Lakshmi Madhavan

Lakshmi Madhavan is a conceptual artist who works between Mumbai and Balaramapuram, where her textile-based kasavu works have emerged from. Kasavu is the traditional white and gold textile from Kerala that Lakshmi develops collaboratively with the weaving community of Balaramapuram, which is one of the oldest and original handloom weaving centres. Her work guided her to be engaged in community-led interventions extending towards reimagining the future of the craft, technological innovations, and research and documentation initiatives.

 

Lakshmi brings forth a layered montage of narratives concerning identity, loss, and restitution in her practice while examining the complexities that define the politics of cloth and body, delving into the intersectionality of material, socio-cultural structures and gender codes. In her work, the body is traced with craft and cloth, becoming a powerful symbolic surface on which hierarchies are demarcated and even metaphysical commitments to culture are inscribed. 
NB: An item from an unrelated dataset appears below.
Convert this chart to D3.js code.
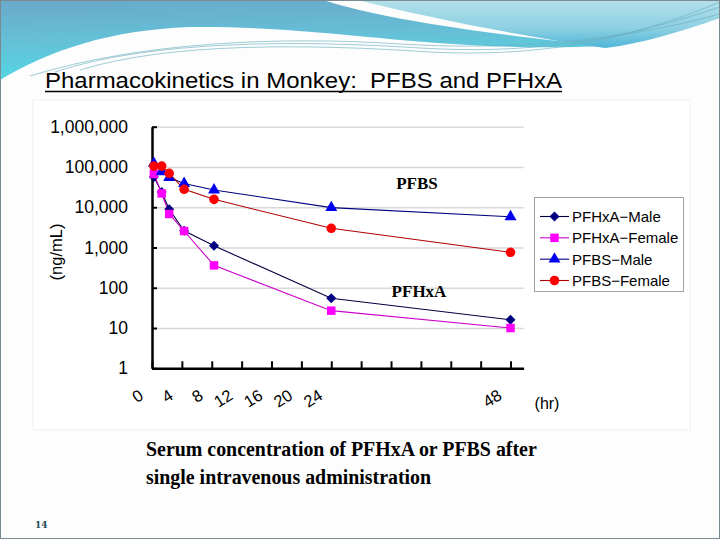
<!DOCTYPE html>
<html>
<head>
<meta charset="utf-8">
<script src="https://cdn.jsdelivr.net/npm/d3@7"></script>
<style>
  html, body { margin: 0; padding: 0; background: #ffffff; }
  svg { display: block; }
  text { white-space: pre; }
</style>
</head>
<body>
<svg id="chart" width="720" height="540"></svg>
<script>
// ---------- data ----------
const times        = [0.25, 1.3, 2.3, 4.3, 8.3, 24, 48];          // hr
const pfhxaMale    = [56000, 24000, 8900, 2600, 1100, 55, 16];     // ng/mL
const pfhxaFemale  = [67000, 22000, 6800, 2570, 360, 27, 10];
const pfbsMale     = [123000, 76000, 55000, 39000, 26800, 9800, 5800];
const pfbsFemale   = [105000, 105000, 69500, 27900, 15700, 3000, 760];
const seriesNames  = ["PFHxA\u2212Male", "PFHxA\u2212Female", "PFBS\u2212Male", "PFBS\u2212Female"];
const xTicks       = [0, 4, 8, 12, 16, 20, 24, 28, 32, 36, 40, 44, 48];
const xLabels      = [0, 4, 8, 12, 16, 20, 24, 48];
const yTicks       = [1, 10, 100, 1000, 10000, 100000, 1000000];
const titleText    = "Pharmacokinetics in Monkey:  PFBS and PFHxA";
const captionLines = ["Serum concentration of PFHxA or PFBS after", "single intravenous administration"];

const series = [
  { name: seriesNames[0], values: pfhxaMale,   line: "#000040", fill: "#000080", shape: "diamond" },
  { name: seriesNames[1], values: pfhxaFemale, line: "#cc00cc", fill: "#ff00ff", shape: "square" },
  { name: seriesNames[2], values: pfbsMale,    line: "#000080", fill: "#0000ee", shape: "triangle" },
  { name: seriesNames[3], values: pfbsFemale,  line: "#b00000", fill: "#ff0000", shape: "circle" }
];

const svg = d3.select("#chart");
const defs = svg.append("defs");

// ---------- slide background & decoration ----------
svg.append("rect").attr("width", 720).attr("height", 540).attr("fill", "#fdfdfd");

const gA = defs.append("linearGradient").attr("id", "gA").attr("x1", 0).attr("y1", 0).attr("x2", 0.15).attr("y2", 1);
gA.append("stop").attr("offset", "0%").attr("stop-color", "#6aa9c9");
gA.append("stop").attr("offset", "55%").attr("stop-color", "#64c2d8");
gA.append("stop").attr("offset", "100%").attr("stop-color", "#52d6e4");
const gB = defs.append("linearGradient").attr("id", "gB").attr("x1", 0).attr("y1", 0).attr("x2", 0).attr("y2", 1);
gB.append("stop").attr("offset", "0%").attr("stop-color", "#b4e0ea");
gB.append("stop").attr("offset", "60%").attr("stop-color", "#8ccfe2");
gB.append("stop").attr("offset", "100%").attr("stop-color", "#4eb6d6");

svg.append("path").attr("fill", "url(#gA)")
  .attr("d", "M0,0 L323,0 C380,18 470,32 605,46 C520,50 440,44 380,38 C320,32 250,26 190,27 C110,30 50,50 0,80 Z");
svg.append("path").attr("fill", "url(#gB)")
  .attr("d", "M357,0 L720,0 L720,18 C680,32 640,44 605,48 C520,36 430,18 357,0 Z");
const swoosh = [
  "M30,76 C140,42 280,36 400,44 C500,50 610,44 720,14",
  "M55,72 C150,40 300,40 420,48 C520,54 610,44 720,7",
  "M80,70 C170,42 310,44 430,52 C530,57 620,44 720,2"
];
svg.selectAll("path.swoosh").data(swoosh).join("path").attr("class", "swoosh")
  .attr("d", d => d).attr("fill", "none").attr("stroke", "#6aaebe").attr("stroke-width", 0.8).attr("opacity", 0.8);

// slide border
svg.append("rect").attr("x", 0.5).attr("y", 0.5).attr("width", 719).attr("height", 538)
  .attr("fill", "none").attr("stroke", "#7a8a90").attr("stroke-width", 1);

// ---------- title ----------
const title = svg.append("text").attr("x", 45).attr("y", 87.5)
  .attr("font-family", "Liberation Sans, Arial, sans-serif").attr("font-size", 22.5)
  .attr("textLength", 517).attr("lengthAdjust", "spacingAndGlyphs")
  .attr("fill", "#000").text(titleText);
svg.append("line").attr("x1", 45).attr("x2", 45 + 517).attr("y1", 91.5).attr("y2", 91.5)
  .attr("stroke", "#000").attr("stroke-width", 1.3);

// ---------- chart panel ----------
svg.append("rect").attr("x", 33).attr("y", 100).attr("width", 657).attr("height", 330)
  .attr("fill", "#ffffff").attr("stroke", "#f0f0f0");

const x = d3.scaleLinear().domain([0, 49.75]).range([152, 523.6]);
const y = d3.scaleLog().domain([1, 1e6]).range([368.3, 126.7]);

// grid
const grid = svg.append("g").attr("transform", `translate(${x(0)},0)`)
  .call(d3.axisLeft(y).tickValues(yTicks.slice(1)).tickSize(-(x.range()[1] - x.range()[0])).tickFormat(""));
grid.select(".domain").remove();
grid.selectAll(".tick line").attr("stroke", "#d9d9d9").attr("stroke-width", 1.5);

// y axis
const yAxis = svg.append("g").attr("transform", `translate(${x(0)},0)`)
  .call(d3.axisLeft(y).tickValues(yTicks).tickSize(-5).tickSizeOuter(0).tickPadding(24).tickFormat(d3.format(",")));
yAxis.select(".domain").attr("stroke", "#000").attr("stroke-width", 2.5);
yAxis.selectAll(".tick line").attr("stroke", "#000").attr("stroke-width", 2);
yAxis.selectAll(".tick text").attr("font-family", "Liberation Sans, Arial, sans-serif")
  .attr("font-size", 17.5).attr("fill", "#000");

// x axis
const xAxis = svg.append("g").attr("transform", `translate(0,${y(1)})`)
  .call(d3.axisBottom(x).tickValues(xTicks).tickSize(-7).tickSizeOuter(0)
    .tickFormat(d => xLabels.includes(d) ? String(d) : ""));
xAxis.select(".domain").attr("stroke", "#000").attr("stroke-width", 2.5);
xAxis.selectAll(".tick line").attr("stroke", "#000").attr("stroke-width", 2);
xAxis.selectAll(".tick text")
  .attr("font-family", "Liberation Sans, Arial, sans-serif").attr("font-size", 16.5).attr("fill", "#000")
  .attr("text-anchor", "end").attr("dy", null).attr("y", null)
  .attr("transform", "translate(-8,30) rotate(-32)");

// axis titles
svg.append("text").attr("x", 547).attr("y", 409).attr("text-anchor", "middle")
  .attr("font-family", "Liberation Sans, Arial, sans-serif").attr("font-size", 16).text("(hr)");
svg.append("text").attr("transform", "translate(62,252) rotate(-90)").attr("text-anchor", "middle")
  .attr("font-family", "Liberation Sans, Arial, sans-serif").attr("font-size", 16.5).text("(ng/mL)");

// ---------- series ----------
const line = d3.line().x((d, i) => x(times[i])).y(d => y(d));
const symType = { diamond: d3.symbolSquare, square: d3.symbolSquare, triangle: d3.symbolTriangle, circle: d3.symbolCircle };
const symSize = { diamond: 50, square: 72, triangle: 62, circle: 72 };
const symRot  = { diamond: 45, square: 0, triangle: 0, circle: 0 };

series.forEach(s => {
  svg.append("path").attr("d", line(s.values)).attr("fill", "none")
    .attr("stroke", s.line).attr("stroke-width", 1.1);
});
series.forEach(s => {
  svg.append("g").selectAll("path").data(s.values).join("path")
    .attr("transform", (d, i) => `translate(${x(times[i])},${y(d)}) rotate(${symRot[s.shape]})`)
    .attr("d", d3.symbol().type(symType[s.shape]).size(symSize[s.shape]))
    .attr("fill", s.fill);
});

// in-plot labels
svg.append("text").attr("x", 417).attr("y", 189).attr("text-anchor", "middle")
  .attr("font-family", "Liberation Serif, Times New Roman, serif").attr("font-weight", "bold")
  .attr("font-size", 17).text("PFBS");
svg.append("text").attr("x", 419).attr("y", 297).attr("text-anchor", "middle")
  .attr("font-family", "Liberation Serif, Times New Roman, serif").attr("font-weight", "bold")
  .attr("font-size", 17).text("PFHxA");

// ---------- legend ----------
const lg = svg.append("g");
lg.append("rect").attr("x", 534.5).attr("y", 197.5).attr("width", 149).attr("height", 94)
  .attr("fill", "#fff").attr("stroke", "#a0a0a0");
const ly = d3.scalePoint().domain(seriesNames).range([216.5, 280.5]);
series.forEach(s => {
  const yy = ly(s.name);
  lg.append("line").attr("x1", 540).attr("x2", 569).attr("y1", yy).attr("y2", yy)
    .attr("stroke", s.line).attr("stroke-width", 1.1);
  lg.append("path").attr("transform", `translate(554.5,${yy}) rotate(${symRot[s.shape]})`)
    .attr("d", d3.symbol().type(symType[s.shape]).size(symSize[s.shape]))
    .attr("fill", s.fill);
  lg.append("text").attr("x", 572).attr("y", yy).attr("dy", "0.36em")
    .attr("font-family", "Liberation Sans, Arial, sans-serif").attr("font-size", 15)
    .attr("fill", "#000").text(s.name);
});

// ---------- caption ----------
svg.selectAll("text.caption").data(captionLines).join("text").attr("class", "caption")
  .attr("x", 146).attr("y", (d, i) => 456 + i * 27.5)
  .attr("font-family", "Liberation Serif, Times New Roman, serif").attr("font-weight", "bold")
  .attr("font-size", 19.9).attr("fill", "#000").text(d => d);

// page number
svg.append("text").attr("x", 35).attr("y", 528)
  .attr("font-family", "DejaVu Serif, Georgia, serif").attr("font-weight", "bold")
  .attr("font-size", 9).attr("fill", "#1d4b58").text("14");
</script>
</body>
</html>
For Lakshmi, the kasavu became an umbilical cord to not only traverse back home but also to investigate the history and heritage of the cloth. She attempts to reconfigure the kasavu into a universal cloth, offering the body as a site of redemption and transformation.

 

Lakshmi has previously worked with the International Artists Collective, a studio and gallery in Copenhagen. She has trained with the German artist, Bernhard Martin at the Summer Academy in Salzburg and has been mentored by the Indian contemporary artist, Jitish Kallat in Mumbai.  She assisted him with the production and planning of his first career retrospective “Here After Here”  at the National Gallery of Modern Art, New Delhi. Lakshmi was the artist in residence at the India Art Fair 2023, New Delhi. Her recent exhibitions include showings at the NGMA, Mumbai; National Museum, Delhi; Melbourne Museum; Hampi Art Labs, Vijayanagar and the Craft Museum, New Delhi.